Suppose I have a really big matrix of sparse data, but i'm only interested in looking at a sample of it making it even more sparse. Suppose I also have a dataframe of triples including columns for row/column/value of the data (imported from a csv file). I know I can use the sparseMatrix() function of library(Matrix) to create a sparse matrix using
sparseMatrix(i=df$row,j=df$column,x=df$value)
However, because of my values I end up with a sparse matrix that's millions of rows by tens of thousands of columns (most of which are empty because my subset is excluding most of the rows and columns). All of those zero rows and columns end up skewing some of my functions (take clustering for example -- I end up with one cluster that includes the origin when the origin isn't even a valid point). I'd like to perform the same operation, but using i and j as rownames and colnames. I've tried creating a dense vector, sampling down to the max size and adding values using
denseMatrix <- matrix(0,nrows,ncols,dimnames=c(df$row,df$column))

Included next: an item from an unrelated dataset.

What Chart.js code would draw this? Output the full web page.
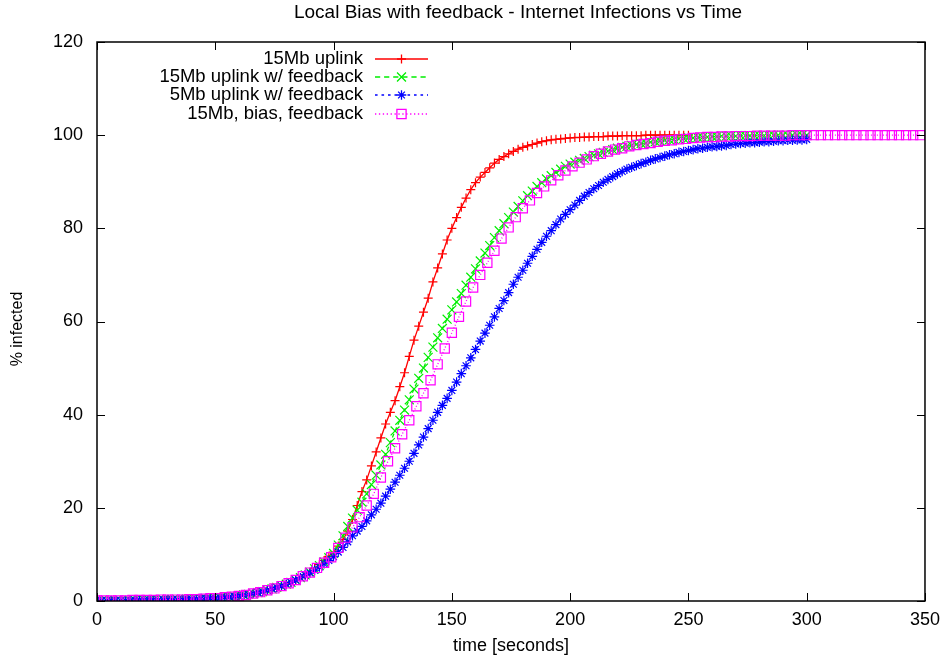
<!DOCTYPE html>
<html>
<head>
<meta charset="utf-8">
<title>Local Bias with feedback</title>
<script src="https://cdn.jsdelivr.net/npm/chart.js@4/dist/chart.umd.min.js"></script>
<style>
  body { margin: 0; background: #fff; }
  #chart { display: block; }
</style>
</head>
<body>
<canvas id="chart" width="948" height="662"></canvas>
<script>
// time samples (seconds)
const timeStep2 = [
  0,2,4,6,8,10,12,14,16,18, 20,22,24,26,28,30,32,34,36,38,
  40,42,44,46,48,50,52,54,56,58, 60,62,64,66,68,70,72,74,76,78,
  80,82,84,86,88,90,92,94,96,98, 100,102,104,106,108,110,112,114,116,118,
  120,122,124,126,128,130,132,134,136,138, 140,142,144,146,148,150,152,154,156,158,
  160,162,164,166,168,170,172,174,176,178, 180,182,184,186,188,190,192,194,196,198,
  200,202,204,206,208,210,212,214,216,218, 220,222,224,226,228,230,232,234,236,238,
  240,242,244,246,248,250,252,254,256,258, 260,262,264,266,268,270,272,274,276,278,
  280,282,284,286,288,290,292,294,296,298, 300
];
const timeStep3 = [
  0,3,6,9,12,15,18,21,24,27, 30,33,36,39,42,45,48,51,54,57,
  60,63,66,69,72,75,78,81,84,87, 90,93,96,99,102,105,108,111,114,117,
  120,123,126,129,132,135,138,141,144,147, 150,153,156,159,162,165,168,171,174,177,
  180,183,186,189,192,195,198,201,204,207, 210,213,216,219,222,225,228,231,234,237,
  240,243,246,249,252,255,258,261,264,267, 270,273,276,279,282,285,288,291,294,297,
  300,303,306,309,312,315,318,321,324,327, 330,333,336,339,342,345,348
];

// % infected
const uplink15 = [
  0.1,0.1,0.1,0.1,0.1,0.1,0.1,0.1,0.2,0.2,
  0.2,0.2,0.2,0.2,0.3,0.3,0.3,0.3,0.3,0.4,
  0.4,0.4,0.5,0.5,0.6,0.6,0.7,0.8,0.9,1.0,
  1.1,1.3,1.4,1.6,1.8,2.0,2.3,2.6,2.9,3.2,
  3.6,4.0,4.5,5.0,5.6,6.2,7.0,7.8,8.7,9.6,
  10.5,11.8,13.2,15,17.5,20.5,23.5,26,29,32,
  35,38,40.5,43,46,49,52.5,56,59,62,
  65,68.5,71.5,74.5,77.5,80,82.3,84.5,86.5,88.3,
  89.8,91,92,93,94,94.8,95.4,96,96.5,97,
  97.4,97.7,98,98.3,98.6,98.8,99,99.1,99.2,99.3,
  99.4,99.5,99.5,99.6,99.6,99.7,99.7,99.7,99.8,99.8,
  99.8,99.9,99.9,99.9,99.9,99.9,100,100,100,100,
  100,100,100,100,100,100
];
const uplink15Feedback = [
  0.1,0.1,0.1,0.1,0.1,0.1,0.1,0.1,0.2,0.2,
  0.2,0.2,0.2,0.2,0.3,0.3,0.3,0.3,0.3,0.4,
  0.4,0.4,0.5,0.5,0.6,0.6,0.7,0.8,0.9,1.0,
  1.1,1.3,1.4,1.6,1.8,2.0,2.3,2.6,2.9,3.2,
  3.6,4.0,4.5,5.0,5.6,6.2,6.9,7.6,8.4,9.3,
  10.2,12,14,16,17.8,19.5,21.2,23,25,27,
  29.2,31.5,34,36.5,38.8,41,43.2,45.5,47.8,50,
  52.3,54.5,56.5,58.5,60.5,62.5,64.2,66,67.8,69.5,
  71.3,73,74.7,76.3,78,79.5,81,82.3,83.5,84.7,
  85.9,87,88,89,89.8,90.6,91.3,92,92.7,93.3,
  93.8,94.2,94.6,95,95.4,95.7,96,96.3,96.6,96.9,
  97.2,97.4,97.6,97.8,98,98.2,98.3,98.5,98.6,98.8,
  98.9,99,99.1,99.2,99.3,99.4,99.4,99.5,99.5,99.6,
  99.7,99.7,99.8,99.8,99.8,99.8,99.9,99.9,99.9,99.9,
  99.9,99.9,99.9,100,100,100,100,100,100,100,
  100
];
const uplink5Feedback = [
  0.1,0.1,0.1,0.1,0.1,0.1,0.1,0.1,0.2,0.2,
  0.2,0.2,0.2,0.2,0.3,0.3,0.3,0.3,0.3,0.4,
  0.4,0.4,0.5,0.5,0.6,0.6,0.7,0.8,0.9,1.0,
  1.1,1.3,1.4,1.6,1.8,2.0,2.3,2.6,2.9,3.2,
  3.6,4.0,4.5,5.0,5.6,6.0,6.6,7.3,8.0,8.7,
  9.5,10.5,11.5,12.7,14,15,16,17.2,18.5,19.7,
  21,22.5,24,25.5,27,28.5,30,31.7,33.5,35.2,
  37,38.8,40.5,42,43.5,45.2,47,48.8,50.5,52.2,
  54,55.8,57.5,59.2,61,62.8,64.5,66.2,68,69.5,
  71,72.5,74,75.5,77,78.3,79.5,80.8,82,83,
  84,85,86,86.9,87.7,88.5,89.2,89.9,90.5,91.1,
  91.7,92.2,92.7,93.1,93.5,93.9,94.2,94.6,94.9,95.2,
  95.5,95.8,96,96.3,96.5,96.7,96.9,97.1,97.2,97.4,
  97.5,97.6,97.7,97.8,98,98.1,98.2,98.3,98.4,98.4,
  98.5,98.6,98.6,98.7,98.8,98.8,98.9,98.9,99,99,
  99.1
];
const biasFeedback = [
  0.1,0.1,0.1,0.1,0.1,0.2,0.2,0.2,0.2,0.3,
  0.3,0.3,0.3,0.4,0.4,0.5,0.6,0.6,0.8,0.9,
  1.1,1.3,1.6,1.9,2.3,2.7,3.2,3.8,4.5,5.3,
  6.1,7.1,8.2,9.4,11.4,13.6,15.8,18,20.5,23,
  26.5,30,32.8,35.8,38.8,41.8,44.6,47.4,50.8,54.2,
  57.6,61,64.3,67.3,70,72.6,75.2,77.8,80.2,82.4,
  84.3,86,87.6,89,90.3,91.4,92.4,93.3,94.1,94.8,
  95.5,96,96.5,96.9,97.2,97.6,97.9,98.1,98.3,98.6,
  98.8,98.9,99.1,99.2,99.4,99.5,99.6,99.6,99.7,99.7,
  99.8,99.8,99.8,99.9,99.9,99.9,99.9,99.9,100,100,
  100,100,100,100,100,100,100,100,100,100,
  100,100,100,100,100,100,100
];

const seriesLabels = ["15Mb uplink", "15Mb uplink w/ feedback", "5Mb uplink w/ feedback", "15Mb, bias, feedback"];
const xTicks = { min: 0, max: 350, step: 50 };
const yTicks = { min: 0, max: 120, step: 20 };

const FONT = "'Liberation Sans', Arial, Helvetica, sans-serif";

function pairs(times, values) {
  return values.map((v, i) => ({ x: times[i], y: v }));
}

const styles = [
  { color: "#ff0000", dash: [], point: "cross", r: 4.5 },
  { color: "#00ee00", dash: [4, 3], point: "crossRot", r: 6.3 },
  { color: "#0000ff", dash: [2, 3], point: "star", r: 4.8 },
  { color: "#ff00ff", dash: [1, 2], point: "rect", r: 6.5 }
];

const series = [
  pairs(timeStep2, uplink15),
  pairs(timeStep2, uplink15Feedback),
  pairs(timeStep2, uplink5Feedback),
  pairs(timeStep3, biasFeedback)
];

const datasets = series.map((data, i) => ({
  label: seriesLabels[i],
  data: data,
  order: 3 - i,
  borderColor: styles[i].color,
  borderWidth: 1.3,
  borderDash: styles[i].dash,
  pointStyle: styles[i].point,
  pointRadius: styles[i].r,
  pointBorderColor: styles[i].color,
  pointBackgroundColor: "rgba(0,0,0,0)",
  pointBorderWidth: 1.2,
  fill: false,
  tension: 0
}));

// legend glyph
function glyph(ctx, style, x, y) {
  const r = style.r;
  ctx.strokeStyle = style.color;
  ctx.lineWidth = 1.3;
  ctx.beginPath();
  if (style.point === "cross" || style.point === "star") {
    ctx.moveTo(x - r, y); ctx.lineTo(x + r, y);
    ctx.moveTo(x, y - r); ctx.lineTo(x, y + r);
  }
  if (style.point === "crossRot" || style.point === "star") {
    const d = r * Math.SQRT1_2;
    ctx.moveTo(x - d, y - d); ctx.lineTo(x + d, y + d);
    ctx.moveTo(x - d, y + d); ctx.lineTo(x + d, y - d);
  }
  if (style.point === "rect") {
    const s = r * Math.SQRT1_2;
    ctx.rect(x - s, y - s, 2 * s, 2 * s);
  }
  ctx.stroke();
}

const framePlugin = {
  id: "frame",
  afterDraw(chart) {
    const ctx = chart.ctx;
    const a = chart.chartArea;
    const xs = chart.scales.x, ys = chart.scales.y;
    ctx.save();
    ctx.strokeStyle = "#000";
    ctx.lineWidth = 1;
    ctx.setLineDash([]);
    ctx.beginPath();
    xs.ticks.forEach(t => {
      const px = Math.round(xs.getPixelForValue(t.value)) + 0.5;
      ctx.moveTo(px, a.bottom); ctx.lineTo(px, a.bottom - 8);
      ctx.moveTo(px, a.top); ctx.lineTo(px, a.top + 8);
    });
    ys.ticks.forEach(t => {
      const py = Math.round(ys.getPixelForValue(t.value)) + 0.5;
      ctx.moveTo(a.left, py); ctx.lineTo(a.left + 8, py);
      ctx.moveTo(a.right, py); ctx.lineTo(a.right - 8, py);
    });
    ctx.stroke();
    ctx.lineWidth = 1.5;
    ctx.strokeRect(a.left, a.top, a.right - a.left, a.bottom - a.top);

    // title
    ctx.fillStyle = "#000";
    ctx.font = "19px " + FONT;
    ctx.textAlign = "center";
    ctx.textBaseline = "middle";
    ctx.fillText("Local Bias with feedback - Internet Infections vs Time", 518, 13);

    // y axis title
    ctx.save();
    ctx.translate(18, 329);
    ctx.rotate(-Math.PI / 2);
    ctx.font = "16px " + FONT;
    ctx.fillText("% infected", 0, 0);
    ctx.restore();

    // legend
    ctx.font = "18.5px " + FONT;
    ctx.textAlign = "right";
    seriesLabels.forEach((label, i) => {
      const y = 59 + i * 18.2;
      const ly = Math.round(y);
      ctx.fillStyle = "#000";
      ctx.fillText(label, 363, y);
      ctx.strokeStyle = styles[i].color;
      ctx.lineWidth = 1.6;
      ctx.setLineDash(styles[i].dash.map(d => d * 1.3));
      ctx.beginPath();
      ctx.moveTo(375, ly); ctx.lineTo(428, ly);
      ctx.stroke();
      ctx.setLineDash([]);
      glyph(ctx, styles[i], 401.5, ly);
    });
    ctx.restore();
  }
};

new Chart(document.getElementById("chart"), {
  type: "line",
  data: { datasets },
  options: {
    responsive: false,
    animation: false,
    devicePixelRatio: 1,
    layout: { padding: { top: 42, right: 18, left: 0, bottom: 0 } },
    plugins: { legend: { display: false }, title: { display: false }, tooltip: { enabled: false } },
    scales: {
      x: {
        type: "linear",
        min: xTicks.min, max: xTicks.max,
        ticks: { stepSize: xTicks.step, padding: 8, color: "#000", font: { size: 18, family: FONT } },
        grid: { display: false, drawTicks: false },
        border: { display: false },
        title: { display: true, text: "time [seconds]", color: "#000", font: { size: 18, family: FONT }, padding: { top: 0, bottom: 5 } },
        afterFit(scale) { scale.height = 61; }
      },
      y: {
        type: "linear",
        min: yTicks.min, max: yTicks.max,
        ticks: { stepSize: yTicks.step, padding: 14, color: "#000", font: { size: 18, family: FONT } },
        grid: { display: false, drawTicks: false },
        border: { display: false },
        title: { display: false },
        afterFit(scale) { scale.width = 97; }
      }
    }
  },
  plugins: [framePlugin]
});
</script>
</body>
</html>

denseMatrix[as.character(df$row),as.character(df$column)]=df$value
(actually I've been setting it equal to 1 because I'm not interested in the value in this case) but I've been finding it fills in the entire matrix because it takes the cross of all the rows and columns rather than just row1*col1, row2*col2... Does anybody know a way to accomplish what I'm trying to do? Alternatively i'd be fine with filling in a sparse matrix and simply having it somehow discard all of the zero rows and columns to compact itself into a denser form (but I'd like to maintain some reference back to the original row and column numbers) I appreciate any suggestions!
Here's an example:
> rows<-c(3,1,3,5)
> cols<-c(2,4,6,6)
> mtx<-sparseMatrix(i=rows,j=cols,x=1)
> mtx
5 x 6 sparse Matrix of class "dgCMatrix"
[1,] . . . 1 . .
[2,] . . . . . .
[3,] . 1 . . . 1
[4,] . . . . . .
[5,] . . . . . 1
I'd like to get rid of colums 1,3 and 5 as well as rows 2 and 4. This is a pretty trivial example, but imagine if instead of having row numbers 1, 3 and 5 they were 1000, 3000 and 5000. Then there would be a lot more empty rows between them. Here's what happens when I using a dense matrix with named rows/columns
> dmtx<-matrix(0,3,3,dimnames=list(c(1,3,5),c(2,4,6)))
> dmtx
2 4 6
1 0 0 0
3 0 0 0
5 0 0 0
> dmtx[as.character(rows),as.character(cols)]=1
> dmtx
2 4 6
1 1 1 1
3 1 1 1
5 1 1 1